◆ ENTRIES:

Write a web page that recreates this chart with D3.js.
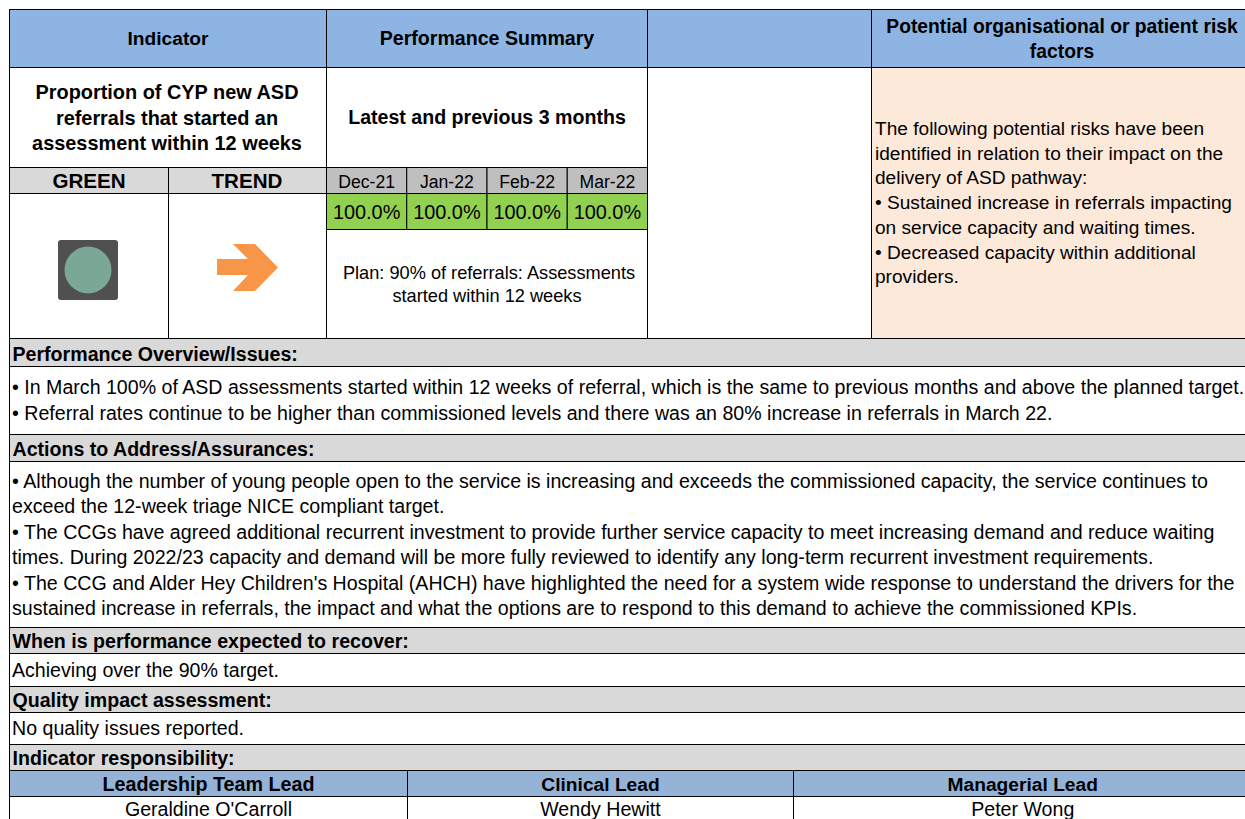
<!DOCTYPE html>
<html>
<head>
<meta charset="utf-8">
<script src="https://cdn.jsdelivr.net/npm/d3@7"></script>
<style>
html,body{margin:0;padding:0;background:#fff;overflow:hidden}
svg{display:block}
text{font-family:"Liberation Sans",Arial,sans-serif;fill:#000}
</style>
</head>
<body>
<svg id="sheet" width="1245" height="819"></svg>
<script>
var months=["Dec-21","Jan-22","Feb-22","Mar-22"];
var monthValues=[100,100,100,100];
var headers=["Indicator","Performance Summary","",""];
var riskHeader=["Potential organisational or patient risk","factors"];
var indicatorName=["Proportion of CYP new ASD","referrals that started an","assessment within 12 weeks"];
var planText=["Plan: 90% of referrals: Assessments","started within 12 weeks"];
var riskText=["The following potential risks have been","identified in relation to their impact on the","delivery of ASD pathway:","• Sustained increase in referrals impacting","on service capacity and waiting times.","• Decreased capacity within additional","providers."];
var overviewText=["• In March 100% of ASD assessments started within 12 weeks of referral, which is the same to previous months and above the planned target.","• Referral rates continue to be higher than commissioned levels and there was an 80% increase in referrals in March 22."];
var actionsText=["• Although the number of young people open to the service is increasing and exceeds the commissioned capacity, the service continues to","exceed the 12-week triage NICE compliant target.","• The CCGs have agreed additional recurrent investment to provide further service capacity to meet increasing demand and reduce waiting","times. During 2022/23 capacity and demand will be more fully reviewed to identify any long-term recurrent investment requirements.","• The CCG and Alder Hey Children's Hospital (AHCH) have highlighted the need for a system wide response to understand the drivers for the","sustained increase in referrals, the impact and what the options are to respond to this demand to achieve the commissioned KPIs."];
var leadHeaders=["Leadership Team Lead","Clinical Lead","Managerial Lead"];
var leadNames=["Geraldine O'Carroll","Wendy Hewitt","Peter Wong"];

var svg=d3.select("#sheet");
var blue="#8db4e2", grey="#d9d9d9", midGrey="#bfbfbf", green="#92d050", peach="#fde9d9", lead="#95b3d7";
var right=1252;

function cell(x0,y0,x1,y1,fill){
	svg.append("rect").attr("x",x0).attr("y",y0).attr("width",x1-x0).attr("height",y1-y0)
	.attr("fill",fill||"#fff").attr("stroke","#000").attr("stroke-width",1);
}
function label(x,y,txt,size,bold,anchor,col){
	return svg.append("text").attr("x",x).attr("y",y).attr("font-size",size)
	.attr("font-weight",bold?"bold":"normal").attr("text-anchor",anchor||"middle")
	.style("fill",col||"#000").text(txt);
}

// top band
var colX=[9.5,326.5,647.5,871.5,right];
headers.forEach(function(h,i){
	cell(colX[i],9.5,colX[i+1],67.5,blue);
	if(h) label((colX[i]+colX[i+1])/2,44.5,h,i==0?19.2:19.6,true);
});
riskHeader.forEach(function(t,i){ label(1062,33+i*25,t,19.3,true); });

// indicator block
cell(9.5,67.5,326.5,167.5);
indicatorName.forEach(function(t,i){ label(167,99+i*25.7,t,19.9,true); });
cell(326.5,67.5,647.5,167.5);
label(487,124,"Latest and previous 3 months",19.6,true);
cell(647.5,67.5,871.5,338.5);
cell(871.5,67.5,right,338.5,peach);
riskText.forEach(function(t,i){ label(875,135+i*24.7,t,19.1,false,"start"); });

// rag and trend
cell(9.5,167.5,168.5,193.5,grey);
cell(168.5,167.5,326.5,193.5,grey);
label(89,188,"GREEN",20.6,true);
label(247,188,"TREND",20.6,true);
cell(9.5,193.5,168.5,338.5);
cell(168.5,193.5,326.5,338.5);
svg.append("rect").attr("x",58).attr("y",240).attr("width",60).attr("height",60).attr("rx",3).attr("fill","#505050");
svg.append("circle").attr("cx",88).attr("cy",270).attr("r",23.5).attr("fill","#7ba797");
svg.append("path").attr("d","M217 259H248L233 244H255L278 267.5L255 291H233L248 275H217Z").attr("fill","#f79646");

// months, positioned through a band scale
var xMonth=d3.scaleBand().domain(months).range([326.5,647.5]);
months.forEach(function(m,i){
	var x0=xMonth(m), x1=x0+xMonth.bandwidth();
	cell(x0,167.5,x1,193.5,midGrey);
	label((x0+x1)/2,188,m,17.6);
	cell(x0,193.5,x1,229.5,green);
	label((x0+x1)/2,219,monthValues[i].toFixed(1)+"%",19.9);
});
cell(326.5,229.5,647.5,338.5);
planText.forEach(function(t,i){ label(489-i*2,279+i*23,t,18.2); });

// lower rows
function band(y0,y1,txt){
	cell(9.5,y0,right,y1,grey);
	label(12.5,y1-6,txt,19.6,true,"start");
}
function body(y0,y1,lines,first,step){
	cell(9.5,y0,right,y1);
	lines.forEach(function(t,i){ label(12,first+i*step,t,19.6,false,"start"); });
}
band(338.5,366.5,"Performance Overview/Issues:");
body(366.5,434.5,overviewText,394,25.5);
band(434.5,461.5,"Actions to Address/Assurances:");
body(461.5,627.5,actionsText,488,25.4);
band(627.5,653.5,"When is performance expected to recover:");
body(653.5,686.5,["Achieving over the 90% target."],677,0);
band(686.5,712.5,"Quality impact assessment:");
body(712.5,744.5,["No quality issues reported."],735,0);
band(744.5,770.5,"Indicator responsibility:");

var leadX=[9.5,407.5,793.5,right];
leadHeaders.forEach(function(h,i){
	cell(leadX[i],770.5,leadX[i+1],796.5,lead);
	label((leadX[i]+leadX[i+1])/2,791,h,i==0?19.7:19.2,true);
	cell(leadX[i],796.5,leadX[i+1],830);
	label((leadX[i]+leadX[i+1])/2,816,leadNames[i],19.6);
});
</script>
</body>
</html>
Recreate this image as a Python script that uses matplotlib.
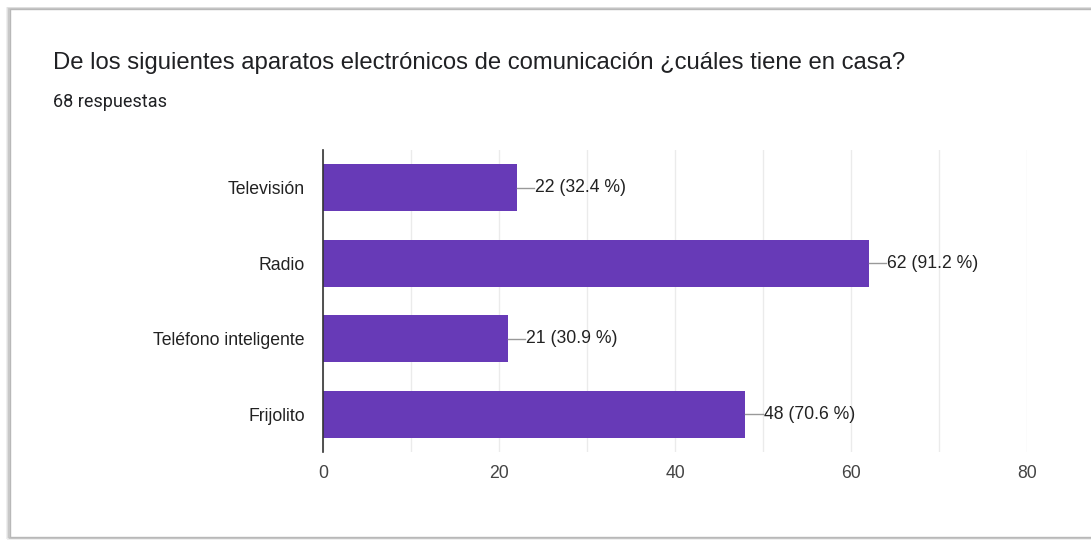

◆ WHAT TO WORK ON:
The records above need to be given again exactly. Omit the pictures.

◆ WRITTEN SOLUTION:
Write a web page that recreates this chart with D3.js.
<!DOCTYPE html>
<html>
<head>
<meta charset="utf-8">
<script src="https://cdn.jsdelivr.net/npm/d3@7"></script>
<style>
html,body{margin:0;padding:0;background:#fff;overflow:hidden}
svg{display:block}
text{font-family:"Liberation Sans",Arial,sans-serif;fill:#000}
</style>
</head>
<body>
<svg id="sheet" width="1245" height="819"></svg>
<script>
var months=["Dec-21","Jan-22","Feb-22","Mar-22"];
var monthValues=[100,100,100,100];
var headers=["Indicator","Performance Summary","",""];
var riskHeader=["Potential organisational or patient risk","factors"];
var indicatorName=["Proportion of CYP new ASD","referrals that started an","assessment within 12 weeks"];
var planText=["Plan: 90% of referrals: Assessments","started within 12 weeks"];
var riskText=["The following potential risks have been","identified in relation to their impact on the","delivery of ASD pathway:","• Sustained increase in referrals impacting","on service capacity and waiting times.","• Decreased capacity within additional","providers."];
var overviewText=["• In March 100% of ASD assessments started within 12 weeks of referral, which is the same to previous months and above the planned target.","• Referral rates continue to be higher than commissioned levels and there was an 80% increase in referrals in March 22."];
var actionsText=["• Although the number of young people open to the service is increasing and exceeds the commissioned capacity, the service continues to","exceed the 12-week triage NICE compliant target.","• The CCGs have agreed additional recurrent investment to provide further service capacity to meet increasing demand and reduce waiting","times. During 2022/23 capacity and demand will be more fully reviewed to identify any long-term recurrent investment requirements.","• The CCG and Alder Hey Children's Hospital (AHCH) have highlighted the need for a system wide response to understand the drivers for the","sustained increase in referrals, the impact and what the options are to respond to this demand to achieve the commissioned KPIs."];
var leadHeaders=["Leadership Team Lead","Clinical Lead","Managerial Lead"];
var leadNames=["Geraldine O'Carroll","Wendy Hewitt","Peter Wong"];

var svg=d3.select("#sheet");
var blue="#8db4e2", grey="#d9d9d9", midGrey="#bfbfbf", green="#92d050", peach="#fde9d9", lead="#95b3d7";
var right=1252;

function cell(x0,y0,x1,y1,fill){
	svg.append("rect").attr("x",x0).attr("y",y0).attr("width",x1-x0).attr("height",y1-y0)
	.attr("fill",fill||"#fff").attr("stroke","#000").attr("stroke-width",1);
}
function label(x,y,txt,size,bold,anchor,col){
	return svg.append("text").attr("x",x).attr("y",y).attr("font-size",size)
	.attr("font-weight",bold?"bold":"normal").attr("text-anchor",anchor||"middle")
	.style("fill",col||"#000").text(txt);
}

// top band
var colX=[9.5,326.5,647.5,871.5,right];
headers.forEach(function(h,i){
	cell(colX[i],9.5,colX[i+1],67.5,blue);
	if(h) label((colX[i]+colX[i+1])/2,44.5,h,i==0?19.2:19.6,true);
});
riskHeader.forEach(function(t,i){ label(1062,33+i*25,t,19.3,true); });

// indicator block
cell(9.5,67.5,326.5,167.5);
indicatorName.forEach(function(t,i){ label(167,99+i*25.7,t,19.9,true); });
cell(326.5,67.5,647.5,167.5);
label(487,124,"Latest and previous 3 months",19.6,true);
cell(647.5,67.5,871.5,338.5);
cell(871.5,67.5,right,338.5,peach);
riskText.forEach(function(t,i){ label(875,135+i*24.7,t,19.1,false,"start"); });

// rag and trend
cell(9.5,167.5,168.5,193.5,grey);
cell(168.5,167.5,326.5,193.5,grey);
label(89,188,"GREEN",20.6,true);
label(247,188,"TREND",20.6,true);
cell(9.5,193.5,168.5,338.5);
cell(168.5,193.5,326.5,338.5);
svg.append("rect").attr("x",58).attr("y",240).attr("width",60).attr("height",60).attr("rx",3).attr("fill","#505050");
svg.append("circle").attr("cx",88).attr("cy",270).attr("r",23.5).attr("fill","#7ba797");
svg.append("path").attr("d","M217 259H248L233 244H255L278 267.5L255 291H233L248 275H217Z").attr("fill","#f79646");

// months, positioned through a band scale
var xMonth=d3.scaleBand().domain(months).range([326.5,647.5]);
months.forEach(function(m,i){
	var x0=xMonth(m), x1=x0+xMonth.bandwidth();
	cell(x0,167.5,x1,193.5,midGrey);
	label((x0+x1)/2,188,m,17.6);
	cell(x0,193.5,x1,229.5,green);
	label((x0+x1)/2,219,monthValues[i].toFixed(1)+"%",19.9);
});
cell(326.5,229.5,647.5,338.5);
planText.forEach(function(t,i){ label(489-i*2,279+i*23,t,18.2); });

// lower rows
function band(y0,y1,txt){
	cell(9.5,y0,right,y1,grey);
	label(12.5,y1-6,txt,19.6,true,"start");
}
function body(y0,y1,lines,first,step){
	cell(9.5,y0,right,y1);
	lines.forEach(function(t,i){ label(12,first+i*step,t,19.6,false,"start"); });
}
band(338.5,366.5,"Performance Overview/Issues:");
body(366.5,434.5,overviewText,394,25.5);
band(434.5,461.5,"Actions to Address/Assurances:");
body(461.5,627.5,actionsText,488,25.4);
band(627.5,653.5,"When is performance expected to recover:");
body(653.5,686.5,["Achieving over the 90% target."],677,0);
band(686.5,712.5,"Quality impact assessment:");
body(712.5,744.5,["No quality issues reported."],735,0);
band(744.5,770.5,"Indicator responsibility:");

var leadX=[9.5,407.5,793.5,right];
leadHeaders.forEach(function(h,i){
	cell(leadX[i],770.5,leadX[i+1],796.5,lead);
	label((leadX[i]+leadX[i+1])/2,791,h,i==0?19.7:19.2,true);
	cell(leadX[i],796.5,leadX[i+1],830);
	label((leadX[i]+leadX[i+1])/2,816,leadNames[i],19.6);
});
</script>
</body>
</html>
Recreate this image as a Python script that uses matplotlib.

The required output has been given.